WRITER : Admin|DATE : 24-11-06|CATEGORY : Movies
No Avenger can bear the thought of losing those connections, even in the face of annihilation. The one character in the film who can, and does, is Thanos himself.
Thanos is the only person in Infinity War who faces that choice — sacrifice who you love or else see your grand plans fall to ruin — and finds the will to make the sacrifice. That horrible strength is the one thing he has over our heroes — more than his powers or his weapons or his guile — and it’s what lets him win this war. He is willing to do what none of The Avengers will or even can. And it creates one of the most devastating losses and final sequences in any superhero film so far.
It also helps establish a villain worthy of the magnitude of this moment. Until now, Thanos has been one big, vaguely-defined promise. A sinister smile in The Avengers, a brief appearance in Guardians of the Galaxy, and one final tease in Age of Ultron were all Marvel movie fans had to go on before this mega-crossover. The accumulated effect amount to a generic baddie who made the occasional threat and pulled strings behind the scenes, but who was still largely a blank slate when it came time for him to step into the spotlight and assume the major villain role in the team-up of team-ups.
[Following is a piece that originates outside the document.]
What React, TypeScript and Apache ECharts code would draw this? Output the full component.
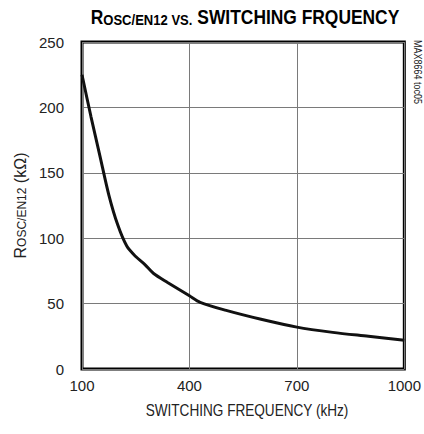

Thankfully, that gave the Russo Bros. and writers Stephen McFeely and Christopher Markus the opportunity to fill in those blanks with a distinctive and intriguing character. Rather than offering the standard stentorian, megalomaniacal baddie, this film’s version of the “Mad Titan” is a quiet, almost contemplative antagonist in Infinity War. There’s a genteel, even empathetic quality to him in the movie, one that makes him an unexpectedly subdued but no less effective challenge to Earth’s Mightiest Heroes.
Some of that comes from his modus operandi. Instead of world domination, Thanos’s goal is to wipe out half of all life in the universe. But rather than freighting him with the goal of slaughter for slaughter’s sake, Infinity War turns Thanos into an acolyte of Malthusian creative destruction, one who views himself as a humanitarian. In a universe with limited resources, he wants to eliminate half the population not out of revenge, vindictiveness, or cruelty, but as a controlled burn, so that the remainder can live and live well, and avoid the devastation that his own planet faced when those resources ran out.
In that, Thanos is the MCU’s Ozymandias — someone who does a terrible thing that results in the loss of countless lives, but who means for it to serve the greater good. Thanos’s perspective is efficiently conveyed and surprisingly heady for a popcorn flick, dealing with notions of the extremes of a utilitarian viewpoint that blends well with Thanos’s own seemingly dispassionate but subtly affected presence in the film.
Much of that sense owes to Josh Brolin’s outstanding performance. There is a wistfulness, almost a sense of resignation, in Thanos’s voice and bearing as he cuts his horrific path through the galaxy. It would be easy for Infinity War to come off misguided in its attempts to find depths of character and motivation in this murderous purple goon, but Brolin finds a balance between both menace and an unassuming warmth in Thanos that nigh-instantly makes him unique as a villain, not to mention deep and different enough to justify his position as the would-be final boss of the Marvel Cinematic Universe.
But much of it also owes to the animators and artists who bring Thanos to life. A sizeable chunk of the action in Infinity War falls victim to the same, weightless CGI maelstrom that afflicts almost all blockbuster movies of recent vintage. While individual images of hordes of Avengers and their allies squaring off against alien attackers, or whirring ovoids hovering over New York City stand out, too often the film devolves into quick cuts of 3D cartoons smashing into one another, without enough clarity or realism to make them more than a high-speed collisions of computer-animated piñatas.
Thanos, however, is a consistent exception. More than any other computer-aided element of the film, his gravitas and impact as a character are dependent upon subtle changes in his facial expressions that reveal smaller shifts in his mood or reactions. As much as for any other CGI character on the silver screen, Brolin’s performance is captured in the slight curve of Thanos’s lips, the furrowing of his brow, or a weary, mournful look in his eyes.
Despite his appearance as an armor-clad, purple-skinned brute, Thanos is a villain with a soul, one conspicuously on display even as he toys with and eventually decimates our heroes. That alone is an achievement of performance, digital artistry, and writing that come together to produce a villain worthy the grand finale to a decade’s worth of adventures.